Children are forced to attend classes underground or online. Due to constant alarms, learning becomes impossible. Children are falling behind in their studies and losing social skills such as communication and conflict resolution due to limited contact with classmates.
Many students study online and attend school in person only one or a few days a week. In more dangerous regions, close to the front line, students conduct classes in underground bomb shelters. According to the Ministry of Education, Ukraine has built 137 underground schools, mainly in the east and south of the country.
Fourteen percent of students studying the Ukrainian curriculum are fully online, including about 300,000 children from abroad.
Many Ukrainians also remain online voluntarily. For example, displaced persons prefer to keep their children in their old schools online instead of transferring to new schools near their new homes.
This greatly hinders children from feeling connected, said Emmanuel Abriu, head of the education department at UNICEF in Ukraine.
For those hiding under Russian occupation, switching to Ukrainian online schools is a significant risk. The occupying authorities force children to attend local schools and study according to the Russian curriculum.

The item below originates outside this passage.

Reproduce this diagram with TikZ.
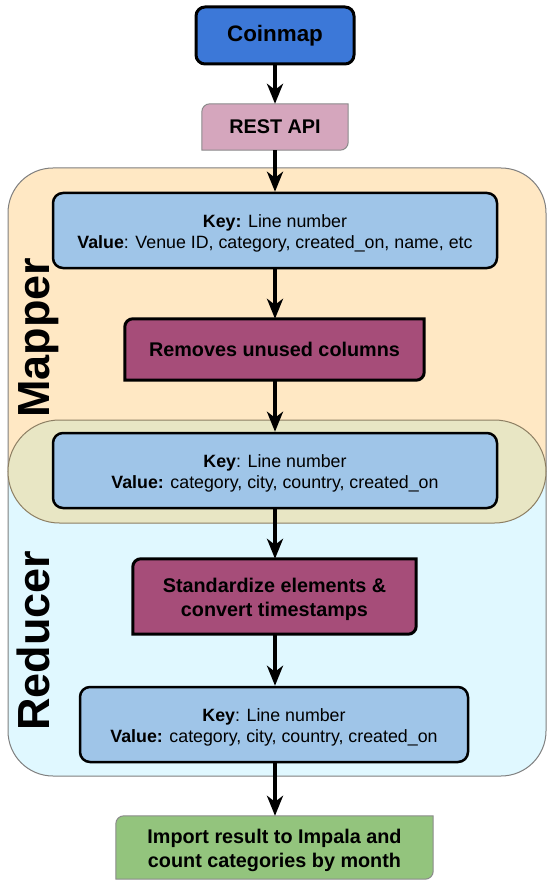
\documentclass[tikz,border=0pt]{standalone}
\usepackage{fontspec}
\setmainfont{Liberation Sans}
\usetikzlibrary{arrows.meta,shapes.misc}
\definecolor{coinblue}{HTML}{3C78D8}
\definecolor{restpink}{HTML}{D5A6BD}
\definecolor{removeplum}{HTML}{A64D79}
\definecolor{importgreen}{HTML}{93C47D}
\definecolor{keyblue}{HTML}{9FC5E8}
\definecolor{mapfill}{HTML}{FFE8C4}
\definecolor{redfill}{HTML}{E0F8FF}
\definecolor{stadfill}{HTML}{E8E6C4}
\definecolor{stadborder}{HTML}{8C7E62}
\definecolor{regborder}{HTML}{7F7F7F}
\definecolor{thinborder}{HTML}{8A8A8A}
\pgfdeclarelayer{regions}
\pgfdeclarelayer{shapes}
\pgfsetlayers{regions,shapes,main}
\newcommand\halfround[2]{%
  \path[#2] (#1.south west) -- ([yshift=-8pt]#1.north west)
    arc[start angle=180,end angle=90,radius=8pt] -- (#1.north east)
    -- ([yshift=8pt]#1.south east)
    arc[start angle=0,end angle=-90,radius=8pt] -- cycle;}
\newcommand\topstrut{\rule{0pt}{19pt}}
\newcommand\cardstrut{\rule{0pt}{20pt}}
\begin{document}
\begin{tikzpicture}[x=1pt,y=1pt,
  flow/.style={line width=4pt,-{Stealth[length=20pt,width=16pt,inset=6pt]}},
  keybox/.style={draw=black,line width=2.5pt,fill=keyblue,rounded corners=10pt,
    minimum height=75pt,inner sep=0pt,align=center,
    font=\fontsize{17.8}{21}\selectfont},
  cardnode/.style={inner sep=0pt,align=center,font=\fontsize{19.8}{24}\selectfont\bfseries},
  sidelabel/.style={rotate=90,anchor=base west,inner sep=0pt,
    font=\fontsize{45}{50}\selectfont\bfseries}]
\useasboundingbox (0,0) rectangle (551,-885);

% regions
\begin{pgfonlayer}{regions}
\path[fill=mapfill,draw=regborder,line width=1pt,rounded corners=45pt]
  (8,-471) -- (8,-168) -- (546,-168) -- (546,-471);
\path[fill=redfill,draw=regborder,line width=1pt,rounded corners=45pt]
  (8,-471) -- (8,-776) -- (546,-776) -- (546,-471);
\node[draw=stadborder,fill=stadfill,line width=1pt,rounded rectangle,
  minimum width=538pt,minimum height=103pt,inner sep=0pt] (overlap) at (277,-471.5) {};
\end{pgfonlayer}

\node[sidelabel] (mapper) at (49,-418) {Mapper};
\node[sidelabel] (reducer) at (49,-731) {Reducer};

% nodes
\node[draw=black,line width=3pt,fill=coinblue,rounded corners=9pt,
  minimum width=158pt,minimum height=57pt,inner sep=0pt,
  font=\fontsize{22.4}{26}\selectfont\bfseries] (coin) at (275,-35.5) {\raisebox{-2pt}{Coinmap}};
\node[cardnode,minimum width=146pt,minimum height=46pt] (rest) at (275,-127) {REST API};
\node[keybox,minimum width=444pt] (key1) at (275,-230.5)
  {\topstrut\textbf{Key:} Line number\\\textbf{Value}: Venue ID, category, created\_on, name, etc};
\node[cardnode,minimum width=299pt,minimum height=61pt] (remove) at (274.5,-349.5) {Removes unused columns};
\node[keybox,minimum width=444pt] (key2) at (275,-470.5)
  {\topstrut\textbf{Key}: Line number\\\textbf{Value:} category, city, country, created\_on};
\node[cardnode,minimum width=283pt,minimum height=75pt] (std) at (274.5,-596.5)
  {\cardstrut Standardize elements \&\\convert timestamps};
\node[keybox,minimum width=388pt] (key3) at (274,-724.5)
  {\topstrut\textbf{Key}: Line number\\\textbf{Value:} category, city, country, created\_on};
\node[cardnode,minimum width=317pt,minimum height=63pt] (import) at (274.5,-847.5)
  {\cardstrut Import result to Impala and\\count categories by month};

\begin{pgfonlayer}{shapes}
\halfround{rest}{fill=restpink,draw=thinborder,line width=1pt}
\halfround{remove}{fill=removeplum,draw=black,line width=3pt}
\halfround{std}{fill=removeplum,draw=black,line width=3pt}
\halfround{import}{fill=importgreen,draw=thinborder,line width=1pt}
\end{pgfonlayer}

% connectors
\draw[flow] (coin.south) -- (rest.north);
\draw[flow] (rest.south) -- (key1.north);
\draw[flow] (key1.south) -- (key1.south |- remove.north);
\draw[flow] (key1.south |- remove.south) -- (key2.north);
\draw[flow] (key2.south) -- (key2.south |- std.north);
\draw[flow] (key2.south |- std.south) -- (key2.south |- key3.north);
\draw[flow] (key2.south |- key3.south) -- (key2.south |- import.north);
\end{tikzpicture}
\end{document}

Sharing her experiences, Anna, who previously lived in occupied Melitopol, forced her 6-year-old son to study in a Ukrainian school remotely, avoiding Russian soldiers and neighbors.
Svetlana Stepurenko, who moved to Norway with her children, explained that her children attend local schools and then take Ukrainian language lessons online in the afternoons. She worries that her children are falling behind in their studies and wishes to return to Ukrainian schools as soon as possible.
The continuation of the war leads to demographic losses for Ukraine. According to the director of the Ptukha Institute of Demography and Social Studies, Ella Libanova, more and more Ukrainians who have become refugees are getting used to life abroad and do not wish to return to Ukraine.
Vasil Voskoboynik, president of the All-Ukrainian Association of Companies for International Employment, believes that the only way to resolve the demographic crisis in Ukraine is to attract migrants from other countries. He argues that an increase in birth rates will no longer help increase the country's population.